(Problem description): Give the data below again exactly as it stands. Omit the pictures.

(Data section):
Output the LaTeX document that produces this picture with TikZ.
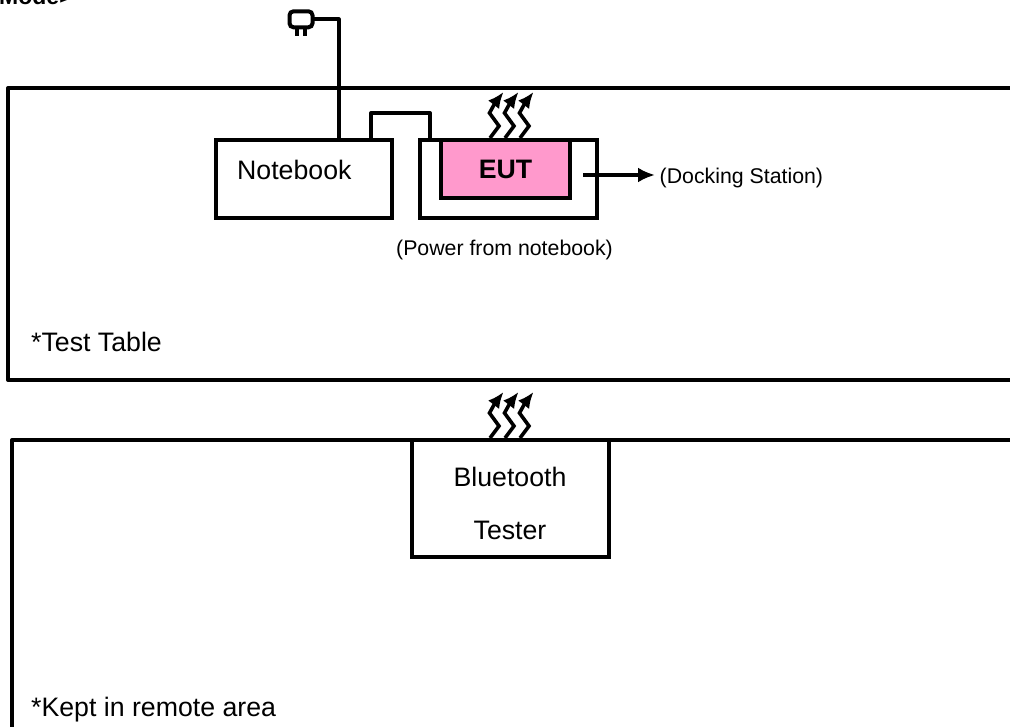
\documentclass[tikz,border=0pt]{standalone}
\usepackage{fontspec}
\setmainfont{Liberation Sans}
\usetikzlibrary{arrows.meta,positioning}
\definecolor{eutpink}{HTML}{FF99CC}
\tikzset{
  wire/.style={line width=4pt,line join=round},
  boxnode/.style={draw,line width=4pt,anchor=north west,inner sep=0pt,outer sep=0pt},
  heat/.style={line width=3.6pt,-{Latex[length=16pt,width=14pt]}},
  txtbig/.style={font=\fontsize{26.7}{30}\selectfont,inner sep=0pt},
  txtsmall/.style={font=\fontsize{21.3}{25}\selectfont,inner sep=0pt}
}
\newcommand{\heatwaves}[1]{%
  \foreach \dx in {0,15,30}{
    \draw[heat] (490+\dx,#1) -- (499+\dx,#1-12) -- (489.5+\dx,#1-25) -- (495+\dx,#1-35) -- (503.5+\dx,#1-46);
  }}
\begin{document}
\begin{tikzpicture}[x=1pt,y=-1pt]
\clip (0,0) rectangle (1010,727);
\node[anchor=base west,inner sep=0pt,font=\fontsize{23}{27}\selectfont\bfseries] (title) at (-1,5) {Mode>};
% table and remote area
\draw[wire] (1020,88) -- (8,88) -- (8,380) -- (1020,380);
\draw[wire] (1020,440) -- (12,440) -- (12,740);
% boxes
\node[boxnode,minimum width=176pt,minimum height=78pt] (notebook) at (216,140) {};
\node[boxnode,minimum width=177pt,minimum height=78pt] (dock) at (420,140) {};
\node[boxnode,fill=eutpink,minimum width=129pt,minimum height=58pt,font=\fontsize{26.7}{30}\selectfont\bfseries] (eut) at (441,140) {EUT};
\node[boxnode,fill=white,minimum width=197pt,minimum height=117pt] (tester) at (412,440) {};
% labels
\node[txtbig,anchor=west] (nblabel) at (237,170) {Notebook};
\node[txtsmall,anchor=west] (docklabel) at (659.5,178) {(Docking Station)};
\node[txtsmall] (powerlabel) at (504.5,250) {(Power from notebook)};
\node[txtbig,anchor=west] (tablelabel) at (31,342) {*Test Table};
\node[txtbig,anchor=west] (remotelabel) at (31,710) {*Kept in remote area};
\node[txtbig,align=center] (testerlabel) at (510,503) {Bluetooth\\[23pt]Tester};
% plug
\node[draw,line width=4pt,rounded corners=4pt,minimum width=23pt,minimum height=16pt,inner sep=0pt,outer sep=0pt] (plug) at (301,19.3) {};
\draw[line width=3.3pt] (297,28) -- (297,36);
\draw[line width=3.3pt] (305,28) -- (305,36);
% cables
\coordinate (plugdrop) at (338.5,140);
\coordinate (nbport) at (371,140);
\coordinate (dockport) at (430,140);
\coordinate (dockout) at (583,175);
\draw[wire] (plug.east) -| (plugdrop);
\draw[wire] (nbport) -- (371,113) -- (430,113) -- (dockport);
\draw[wire,-{Latex[length=17pt,width=15pt]}] (dockout) -- (655,175);
% heat waves
\heatwaves{138}
\heatwaves{438}
\end{tikzpicture}
\end{document}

(Worked solution):
Output the LaTeX document that produces this picture with TikZ.
\documentclass[tikz,border=0pt]{standalone}
\usepackage{fontspec}
\setmainfont{Liberation Sans}
\usetikzlibrary{arrows.meta,positioning}
\definecolor{eutpink}{HTML}{FF99CC}
\tikzset{
  wire/.style={line width=4pt,line join=round},
  boxnode/.style={draw,line width=4pt,anchor=north west,inner sep=0pt,outer sep=0pt},
  heat/.style={line width=3.6pt,-{Latex[length=16pt,width=14pt]}},
  txtbig/.style={font=\fontsize{26.7}{30}\selectfont,inner sep=0pt},
  txtsmall/.style={font=\fontsize{21.3}{25}\selectfont,inner sep=0pt}
}
\newcommand{\heatwaves}[1]{%
  \foreach \dx in {0,15,30}{
    \draw[heat] (490+\dx,#1) -- (499+\dx,#1-12) -- (489.5+\dx,#1-25) -- (495+\dx,#1-35) -- (503.5+\dx,#1-46);
  }}
\begin{document}
\begin{tikzpicture}[x=1pt,y=-1pt]
\clip (0,0) rectangle (1010,727);
\node[anchor=base west,inner sep=0pt,font=\fontsize{23}{27}\selectfont\bfseries] (title) at (-1,5) {Mode>};
% table and remote area
\draw[wire] (1020,88) -- (8,88) -- (8,380) -- (1020,380);
\draw[wire] (1020,440) -- (12,440) -- (12,740);
% boxes
\node[boxnode,minimum width=176pt,minimum height=78pt] (notebook) at (216,140) {};
\node[boxnode,minimum width=177pt,minimum height=78pt] (dock) at (420,140) {};
\node[boxnode,fill=eutpink,minimum width=129pt,minimum height=58pt,font=\fontsize{26.7}{30}\selectfont\bfseries] (eut) at (441,140) {EUT};
\node[boxnode,fill=white,minimum width=197pt,minimum height=117pt] (tester) at (412,440) {};
% labels
\node[txtbig,anchor=west] (nblabel) at (237,170) {Notebook};
\node[txtsmall,anchor=west] (docklabel) at (659.5,178) {(Docking Station)};
\node[txtsmall] (powerlabel) at (504.5,250) {(Power from notebook)};
\node[txtbig,anchor=west] (tablelabel) at (31,342) {*Test Table};
\node[txtbig,anchor=west] (remotelabel) at (31,710) {*Kept in remote area};
\node[txtbig,align=center] (testerlabel) at (510,503) {Bluetooth\\[23pt]Tester};
% plug
\node[draw,line width=4pt,rounded corners=4pt,minimum width=23pt,minimum height=16pt,inner sep=0pt,outer sep=0pt] (plug) at (301,19.3) {};
\draw[line width=3.3pt] (297,28) -- (297,36);
\draw[line width=3.3pt] (305,28) -- (305,36);
% cables
\coordinate (plugdrop) at (338.5,140);
\coordinate (nbport) at (371,140);
\coordinate (dockport) at (430,140);
\coordinate (dockout) at (583,175);
\draw[wire] (plug.east) -| (plugdrop);
\draw[wire] (nbport) -- (371,113) -- (430,113) -- (dockport);
\draw[wire,-{Latex[length=17pt,width=15pt]}] (dockout) -- (655,175);
% heat waves
\heatwaves{138}
\heatwaves{438}
\end{tikzpicture}
\end{document}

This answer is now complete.